Vier asteroïden, zoveel zijn er in de laatste maand voorbij de aarde gescheerd. Dat klinkt niet alsof het er spectaculair veel zijn, maar blijkbaar is ’t genoeg om astronomen de wenkbrauwen te laten fronsen. Want vier is een pák meer dan ze er normaal in één maand zien.

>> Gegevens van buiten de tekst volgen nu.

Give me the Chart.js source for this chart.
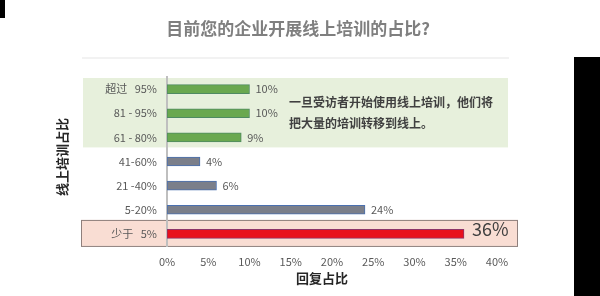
<!DOCTYPE html>
<html>
<head>
<meta charset="utf-8">
<script src="https://cdn.jsdelivr.net/npm/chart.js"></script>
<style>
  body { margin: 0; background: #fff; }
  #wrap { width: 600px; height: 296px; }
</style>
</head>
<body>
<div id="wrap"><canvas id="shareChart" width="600" height="296"></canvas></div>
<script>
// data
var categories = ['超过   95%', '81 - 95%', '61 - 80%', '41-60%', '21 -40%', '5-20%', '少于   5%'];
var shares = [10, 10, 9, 4, 6, 24, 36];
var xTicks = [0, 5, 10, 15, 20, 25, 30, 35, 40];

var barFill = ['#6aa84f', '#6aa84f', '#6aa84f', '#7b7f8a', '#7b7f8a', '#7b7f8a', '#e8101c'];
var barLine = ['#4f8a62', '#4f8a62', '#4f8a62', '#4a70b0', '#4a70b0', '#4a70b0', '#8e3468'];

var FONT = '"Noto Sans CJK SC", "Noto Sans", sans-serif';

// boxes, titles, labels
var decor = {
    id: 'decor',
    beforeDraw: function (chart) {
        var c = chart.ctx;
        var y = chart.scales.y;
        var step = y.getPixelForValue(1) - y.getPixelForValue(0);
        c.save();
        c.fillStyle = '#ffffff';
        c.fillRect(0, 0, chart.width, chart.height);
        // black edges
        c.fillStyle = '#000';
        c.fillRect(0, 0, 5, 18);
        c.fillRect(574, 57, 26, 239);
        // faint rule under title
        c.fillStyle = '#f2f2f2';
        c.fillRect(82, 57, 427, 2);
        // title
        c.fillStyle = '#7f7f7f';
        c.font = 'bold 17px ' + FONT;
        c.textAlign = 'center';
        c.textBaseline = 'middle';
        c.fillText('目前您的企业开展线上培训的占比?', 298, 29);
        // green box
        var gTop = y.getPixelForValue(0) - step / 2 + 1;
        var gBot = y.getPixelForValue(2) + step / 2 - 2;
        c.fillStyle = '#e7f0dc';
        c.fillRect(83, gTop, 425, gBot - gTop);
        // red box
        var rTop = y.getPixelForValue(6) - 14;
        var rBot = y.getPixelForValue(6) + 12;
        c.fillStyle = '#f9ddd3';
        c.fillRect(81, rTop, 437, rBot - rTop);
        c.strokeStyle = '#8f7f7c';
        c.lineWidth = 1;
        c.strokeRect(81.5, rTop + 0.5, 436, rBot - rTop);
        // annotation
        c.fillStyle = '#404040';
        c.font = 'bold 12px ' + FONT;
        c.textAlign = 'left';
        c.fillText('一旦受访者开始使用线上培训，他们将', 289, 102);
        c.fillText('把大量的培训转移到线上。', 289, 123);
        // axis titles
        c.fillStyle = '#262626';
        c.font = 'bold 13px ' + FONT;
        c.textAlign = 'center';
        c.fillText('回复占比', 322, 278);
        c.translate(62, 157);
        c.rotate(-Math.PI / 2);
        c.fillText('线上培训占比', 0, 0);
        c.restore();
    },
    afterDatasetsDraw: function (chart) {
        var c = chart.ctx;
        var meta = chart.getDatasetMeta(0);
        c.save();
        c.textAlign = 'left';
        c.textBaseline = 'middle';
        meta.data.forEach(function (bar, i) {
            var last = i === shares.length - 1;
            c.fillStyle = last ? '#404040' : '#595959';
            c.font = (last ? '18px ' : '11px ') + FONT;
            c.fillText(shares[i] + '%', bar.x + (last ? 8 : 6), bar.y + (last ? -5 : 0));
        });
        c.restore();
    }
};

var ctx = document.getElementById('shareChart').getContext('2d');
var shareChart = new Chart(ctx, {
    type: 'bar',
    data: {
        labels: categories,
        datasets: [{
            data: shares,
            backgroundColor: barFill,
            borderColor: barLine,
            borderWidth: 1,
            borderSkipped: false,
            barThickness: 9
        }]
    },
    options: {
        indexAxis: 'y',
        responsive: false,
        animation: false,
        layout: { padding: { top: 77, right: 103, left: 0, bottom: 0 } },
        plugins: {
            legend: { display: false },
            tooltip: { enabled: false }
        },
        scales: {
            x: {
                min: 0,
                max: 40,
                afterFit: function (s) { s.height = 50; },
                afterBuildTicks: function (s) {
                    s.ticks = xTicks.map(function (v) { return { value: v }; });
                },
                grid: { display: false, drawTicks: false },
                border: { display: false },
                ticks: {
                    padding: 9,
                    color: '#595959',
                    font: { family: FONT, size: 11 },
                    callback: function (v) { return v + '%'; }
                }
            },
            y: {
                afterFit: function (s) { s.width = 167; },
                grid: { display: false, drawTicks: false },
                border: { display: true, color: '#bfbfbf', width: 2 },
                ticks: {
                    padding: 10,
                    color: '#595959',
                    font: { family: FONT, size: 11 }
                }
            }
        }
    },
    plugins: [decor]
});
</script>
</body>
</html>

Asteroide 2017 BS32 (hadden we maar allemaal zo’n catchy naam) kwam vorige maand tussen ons en de maan zitten, da’s astronomisch dichtbij als we in space-termen spreken, en dat was er dus maar één van vier die dicht genoeg kwam om opmerkelijk te zijn. Dat deed astronomen ook meteen denken dat de vier afkomstig waren van één grotere, uit elkaar gevallen asteroïde.
“Niet aan elkaar gerelateerd”
Maar dat bleek ook niet te kloppen. We moeten dus geen schrik hebben voor een groter exemplaar dat onze richting komt uitgezoefd. Dat zegt Paul Cox, astronoom bij de sterrenwacht van Slooh aan CNET. “We zijn er nu van overtuigd dat we genoeg argumenten hebben om te bevestigen dat de asteroïden elk van een andere stuk afkomstig zijn. Ze zijn niet aan elkaar gerelateerd.” Ook het weer of seizoensveranderingen kunnen geen verklaring bieden.
“Wat onze metingen betreft, beschouwen we deze asteroïdenstroom als volstrekt toevallig. We weten niet waar ze vandaan komen, maar zijn wel telkens verrast als we er zo veel op korte tijd zien”, laat hij nog weten. Da’s geruststellend.